The major difficulty is that there is a comparatively small group of high-class British footballers, the vast majority owned, and in many cases produced, by United, City, Chelsea, Tottenham and Arsenal, and thus effectively out of reach. The laws of supply and demand dictate that the smaller the talent pool, the larger the prices for the few available players can be.
Factor in the difficulty of signing other excellent Englishmen - for instance, Liverpool would struggle to sign from Everton, or vice versa - and it reduces the options still further. The isolated exceptions can be in demand and, as Young proved in preferring Old Trafford to Anfield, can opt for destinations with a guarantee of Champions League football.
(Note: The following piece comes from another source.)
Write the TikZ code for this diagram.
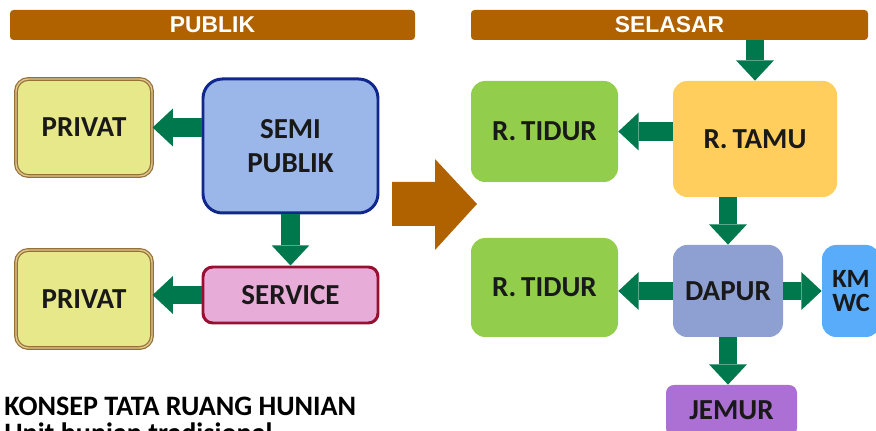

But Liverpool's scheme of raiding sides lower in the league, thinking they could sweep up the best of the rest to take themselves higher, backfired. While their eventual finish of eighth represented underachievement their finer performers were either those bought by Rafa Benitez, identified by Roy Hodgson (Luis Suarez, as Kenny Dalglish graciously admitted) or developed within, in the case of Steven Gerrard.
So the most that the best of British have achieved in recent years are the three successive top-six finishes Martin O'Neill managed at Aston Villa. The Midlanders made sizeable profits on Young, Downing and Milner, his three biggest buys, but it nevertheless came at a cost: an eventual £80 million annual wage bill plus the large losses that either have been, or will be made, on Stephen Warnock, Steve Sidwell, Nigel Reo-Coker, Marlon Harewood, Nicky Shorey, Luke Young, Emile Heskey and Curtis Davies. Ultimately and understandably, buying British was a policy Randy Lerner decided Villa could not afford.
And it illustrates that the glass ceiling for sides based on Brits has been lowered. Though neither won a trophy, David O'Leary's Leeds reached the Champions League semi-finals in 2001 and Bobby Robson's Newcastle came fourth, third and fifth. However, foreigners were fewer a decade ago.
As Leeds and Newcastle went into decline, Tottenham took over the mantle. At a time when transfer fees were lower, they acquired Jermain Defoe, Paul Robinson, Michael Carrick, Michael Dawson, Tom Huddlestone and Aaron Lennon in two years, often raiding relegated clubs astutely. They formed the basis of a side who twice finished fifth.
Yet Spurs progressed because they diversified. Chairman Daniel Levy is famously fond of a good deal and, apart from Gareth Bale and Kyle Walker, few of his recent successes have been British. Much like a very different bargain hunter, David Moyes, Levy looks at foreigners ever more often, while North London's other economist, Arsene Wenger, always did. It is a sign the English tax, the cost of buying locals, has become ever more exorbitant.
And the fact is that, to varying degrees, Leeds, Newcastle, Villa and Liverpool all overstretched themselves financially by buying British. At clubs where money is less of an object, the difficulty is finding Brits good enough to feature; Milner is a useful, if overpriced, squad player for City and Joleon Lescott played a part in winning last season's title but Adam Johnson was marginalised before his sale and they may as well file missing persons' reports for Jack Rodwell and Scott Sinclair, so rarely have they been seen. Sinclair himself, Sidwell, Shaun Wright-Phillips and Wayne Bridge proved anonymous and unimpressive at Stamford Bridge while at Chelsea.
Even when a club accelerates from mid-table into the upper reaches of the league, as Newcastle did last season, it is usually by buying abroad and rarely by chasing high-profile, high-cost Brits.
It is partly because so few become available - next summer, potentially, with Cole, Frank Lampard, Rio Ferdinand and Theo Walcott all out of contract could be an exception - but partly because the budget-conscious, the well-connected and the savvy, whether West Bromwich Albion or Everton, Newcastle, Swansea or Tottenham, have realised the model is outdated and ineffective while Chelsea, Arsenal and the Manchester clubs cannot find many available Englishmen who would strengthen their side.
While imported managers such as Jose Mourinho, Carlo Ancelotti and Roberto Mancini have appreciated that a core of locals may be desirable, there are reasons they look abroad, just as those in search of value for money do. Because the increasingly discredited plan of buying British is a recipe for sixth place at best and expensive ruin at worst.